Just 20% of New Zealanders believe mental and physical health are treated equally in the healthcare system according to an Ipsos Global Advisor Study. The majority (59%) believe physical health is treated as more important than mental health.
Other highlights from the key findings include:
- New Zealanders are significantly more likely to think of their physical wellbeing than their mental wellbeing.
- Women tend to think about their mental wellbeing more often than men.
- Younger New Zealanders (aged 18-34) think about their mental wellbeing more often than older age groups.

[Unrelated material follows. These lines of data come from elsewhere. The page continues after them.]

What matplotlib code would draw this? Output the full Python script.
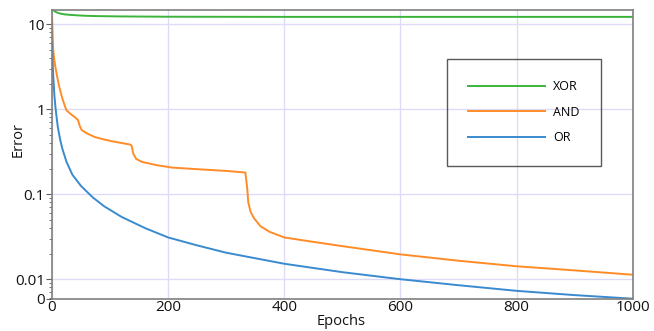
import matplotlib
matplotlib.use("Agg")
import matplotlib.pyplot as plt
from matplotlib.ticker import LogLocator, NullFormatter

# ---- data ----
xor_epochs = [0, 3, 6, 10, 15, 22, 30, 45, 60, 80, 120, 200, 400, 600, 800, 1000]
xor_error = [15.0, 14.5, 14.0, 13.6, 13.3, 13.05, 12.9, 12.7, 12.55, 12.45, 12.35,
             12.25, 12.2, 12.2, 12.2, 12.2]

and_epochs = [0, 1, 2, 4, 6, 8, 12, 17, 21, 25, 32, 40, 45, 46, 48, 51, 60, 74, 90,
              103, 120, 134, 137, 140, 145, 155, 180, 206, 250, 300, 333, 336, 338,
              342, 348, 359, 375, 400, 450, 500, 600, 700, 800, 900, 1000]
and_error = [12.0, 8.0, 5.0, 3.8, 3.1, 2.6, 1.9, 1.4, 1.15, 0.97, 0.88, 0.8, 0.74,
             0.70, 0.63, 0.57, 0.52, 0.47, 0.44, 0.42, 0.40, 0.385, 0.375, 0.30,
             0.26, 0.24, 0.22, 0.206, 0.197, 0.188, 0.18, 0.12, 0.08, 0.062, 0.052,
             0.042, 0.036, 0.031, 0.0275, 0.0245, 0.0196, 0.0165, 0.0142, 0.0127,
             0.0113]

or_epochs = [0, 2, 4, 6, 8, 10, 14, 18, 25, 35, 50, 70, 90, 120, 160, 200, 250, 300,
             400, 500, 600, 700, 800, 900, 1000]
or_error = [6.0, 2.6, 1.5, 1.05, 0.8, 0.62, 0.44, 0.34, 0.24, 0.17, 0.125, 0.092,
            0.072, 0.054, 0.04, 0.031, 0.025, 0.0205, 0.0152, 0.0121, 0.0100,
            0.0085, 0.0073, 0.0065, 0.0059]

series_labels = ["XOR", "AND", "OR"]
y_tick_values = [0.0059, 0.01, 0.1, 1, 10]
y_tick_labels = ["0", "0.01", "0.1", "1", "10"]
x_tick_values = [0, 200, 400, 600, 800, 1000]

plt.rcParams['font.family'] = ['Open Sans', 'DejaVu Sans']

fig = plt.figure(figsize=(6.54, 3.31), dpi=100)
ax = fig.add_axes([0.0795, 0.0976, 0.888, 0.8722])

ax.plot(xor_epochs, xor_error, color='#3cb43c', lw=1.4, label=series_labels[0])
ax.plot(and_epochs, and_error, color='#ff8c26', lw=1.4, label=series_labels[1])
ax.plot(or_epochs, or_error, color='#3a8ad0', lw=1.4, label=series_labels[2])

ax.set_yscale('log')
ax.set_xlim(0, 1000)
ax.set_ylim(0.0059, 14.7)

ax.set_yticks(y_tick_values)
ax.set_yticklabels(y_tick_labels)
ax.yaxis.set_minor_locator(LogLocator(base=10, subs=range(2, 10), numticks=20))
ax.yaxis.set_minor_formatter(NullFormatter())
ax.set_xticks(x_tick_values)

ax.grid(True, which='major', color='#dcdcf8', lw=1.0)
ax.set_axisbelow(True)

for s in ax.spines.values():
    s.set_color('#808080')
    s.set_linewidth(1.2)

ax.tick_params(axis='y', which='major', labelsize=11, color='#606060',
               length=4, width=0.8, pad=1, labelcolor='#111111')
ax.tick_params(axis='x', which='major', labelsize=11, length=0, pad=1,
               labelcolor='#111111')
ax.tick_params(axis='y', which='minor', color='#606060', length=2.5, width=0.6)

ax.set_xlabel("Epochs", fontsize=10.5, color='#111111', va='center')
ax.set_ylabel("Error", fontsize=10.5, color='#111111', va='center')
ax.xaxis.set_label_coords(0.497, -0.08)
ax.yaxis.set_label_coords(-0.0585, 0.55)

leg = ax.legend(loc='upper left', bbox_to_anchor=(447 / 654, 1 - 59 / 331),
                bbox_transform=fig.transFigure, fontsize=9, frameon=True,
                fancybox=False, handlelength=6.1, handletextpad=0.7,
                labelspacing=1.0, borderpad=1.7, borderaxespad=0,
                alignment='left')
frame = leg.get_frame()
frame.set_facecolor('none')
frame.set_edgecolor('#303030')
frame.set_linewidth(1.0)

fig.savefig("out.png", dpi=100)
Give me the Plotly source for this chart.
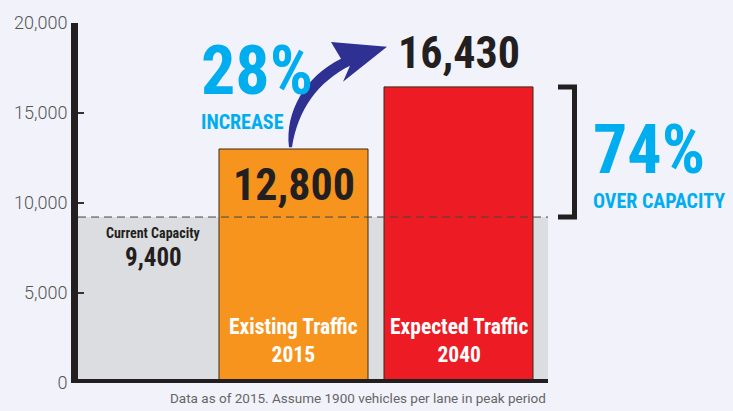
import plotly.graph_objects as go

# ---- data ----
categories = ["Existing Traffic<br>2015", "Expected Traffic<br>2040"]
bar_heights = [13000, 16450]          # drawn bar heights
bar_labels = ["12,800", "16,430"]      # printed values
bar_colors = ["#F7941D", "#ED1C24"]
capacity_height = 9220                 # drawn capacity level
capacity_label = "9,400"
capacity_title = "Current Capacity"
y_ticks = [0, 5000, 10000, 15000, 20000]
increase_text = "28%"
increase_sub = "INCREASE"
over_text = "74%"
over_sub = "OVER CAPACITY"
note = "Data as of 2015. Assume 1900 vehicles per lane in peak period"

W, H = 733, 411
L, R, T, B = 78, 185, 21, 28
PW, PH = W - L - R, H - T - B

def px(x):
    return (x - L) / PW

def py(y):
    return (H - B - y) / PH

BG = "#F1F2FA"
CYAN = "#00AEEF"
INK = "#231F20"
COND = "Roboto Condensed, Open Sans Condensed, Liberation Sans Narrow, sans-serif"

xpos = [i + 1 for i in range(len(categories))]

fig = go.Figure()
fig.add_trace(go.Bar(
    x=xpos, y=bar_heights, width=149 / 165,
    marker=dict(color=bar_colors, line=dict(color="#3a2a1a", width=1)),
    hoverinfo="skip",
))

shapes = []
# current capacity region
shapes.append(dict(type="rect", xref="paper", yref="y", x0=0, x1=1, y0=0, y1=capacity_height,
                   fillcolor="#DCDDE0", line=dict(width=0), layer="below"))
shapes.append(dict(type="line", xref="paper", yref="y", x0=0, x1=1, y0=capacity_height, y1=capacity_height,
                   line=dict(color="#444444", width=1, dash="8px,5px"), layer="above"))
# bottom axis line
shapes.append(dict(type="line", xref="paper", yref="y", x0=px(71), x1=1, y0=0, y1=0,
                   line=dict(color=INK, width=8), layer="above"))
# bracket
bx0, bx1 = px(558), px(574.5)
shapes.append(dict(type="path", xref="paper", yref="y",
                   path=f"M {bx0},{capacity_height} L {bx1},{capacity_height} L {bx1},{bar_heights[1]} L {bx0},{bar_heights[1]}",
                   line=dict(color=INK, width=5), layer="above"))
# curved arrow
pts = [("M", [(289, 146)]),
       ("C", [(285, 110), (305, 75), (341, 57)]),
       ("L", [(331, 40)]),
       ("L", [(387, 45)]),
       ("L", [(343, 80)]),
       ("L", [(350, 64)]),
       ("C", [(318, 80), (298, 108), (292, 146)])]
path = " ".join(c + " " + " ".join(f"{px(a):.5f},{py(b):.5f}" for a, b in p) for c, p in pts) + " Z"
shapes.append(dict(type="path", xref="paper", yref="paper", path=path,
                   fillcolor="#2E3192", line=dict(width=0), layer="above"))

ann = []
ann.append(dict(xref="paper", yref="paper", x=px(199), y=py(135),
                text=f"<span style='font-size:68px'><b>{increase_text}</b></span><br>"
                     f"<span style='font-size:20px'><b>{increase_sub}</b></span>",
                font=dict(family=COND, size=27, color=CYAN), showarrow=False,
                xanchor="left", yanchor="bottom", align="left"))
ann.append(dict(xref="paper", yref="paper", x=px(591), y=py(214),
                text=f"<span style='font-size:68px'><b>{over_text}</b></span><br>"
                     f"<span style='font-size:20px'><b>{over_sub}</b></span>",
                font=dict(family=COND, size=27, color=CYAN), showarrow=False,
                xanchor="left", yanchor="bottom", align="left"))
# value labels
ann.append(dict(x=xpos[0], y=bar_heights[0], text=f"<b>{bar_labels[0]}</b>", yanchor="top", yshift=-8,
                font=dict(family=COND, size=44, color=INK), showarrow=False))
ann.append(dict(x=xpos[1], y=bar_heights[1], text=f"<b>{bar_labels[1]}</b>", yanchor="bottom", yshift=6,
                font=dict(family=COND, size=44, color=INK), showarrow=False))
# category labels inside bars
for xp, c in zip(xpos, categories):
    ann.append(dict(x=xp, y=0, text=f"<b>{c}</b>", yanchor="bottom", yshift=14,
                    font=dict(family=COND, size=21.5, color="white"), showarrow=False))
# capacity labels
ann.append(dict(x=0.15, y=capacity_height, text=f"<b>{capacity_title}</b>", yanchor="top", yshift=-6,
                font=dict(family=COND, size=14, color=INK), showarrow=False))
ann.append(dict(x=0.15, y=capacity_height, text=f"<b>{capacity_label}</b>", yanchor="top", yshift=-24,
                font=dict(family=COND, size=25, color=INK), showarrow=False))
# note
ann.append(dict(xref="paper", yref="paper", x=1, y=py(398), text=note, xanchor="right", yanchor="middle",
                font=dict(family="Roboto, sans-serif", size=13.5, color="#666666"), showarrow=False))

fig.update_layout(
    width=W, height=H, margin=dict(l=L, r=R, t=T, b=B),
    paper_bgcolor=BG, plot_bgcolor=BG, showlegend=False,
    shapes=shapes, annotations=ann,
    xaxis=dict(range=[1 - 215.5 / 165, 2 + 89.5 / 165], showgrid=False, zeroline=False,
               showticklabels=False, showline=False, ticks=""),
    yaxis=dict(range=[0, 20000], showgrid=False, zeroline=False, showline=True, linecolor=INK, linewidth=7,
               ticks="inside", ticklen=6, tickwidth=2, tickcolor="#333333",
               tickvals=y_ticks, tickformat=",d",
               tickfont=dict(family="Roboto, sans-serif", size=18, color="#555555", weight=300)),
)
fig.write_html("out.html", config={"displayModeBar": False},
               post_script="document.body.style.margin='0px';document.body.style.background='" + BG + "';")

- Relationships with friends and family are seen as having the biggest effect on mental wellbeing, followed by finances and their job or work–life balance.
- Finances have the biggest effect on mental wellbeing for those aged 35–49 years.
- 20% of New Zealanders believe that mental health and physical health are treated equally in the New Zealand healthcare system (compared to 27% in Australia, 20% in Great Britain 20%, and 23% in the U.S.).
- The majority of New Zealanders see the value in spending on mental health services, with 71% disagreeing that increased spending on mental health services is a waste of money.
- The majority of New Zealanders (73%) agree that mental illness is an illness like any other. A similar proportion (76%) agree that we need to adopt a far more tolerant attitude toward people with mental illness in our society.
- In terms of attitudes towards mental health in society, 74% of New Zealanders agree that seeing a mental health professional is a sign of strength, and over half (54%) do not agree that anyone with a history of mental illness should be excluded from public office.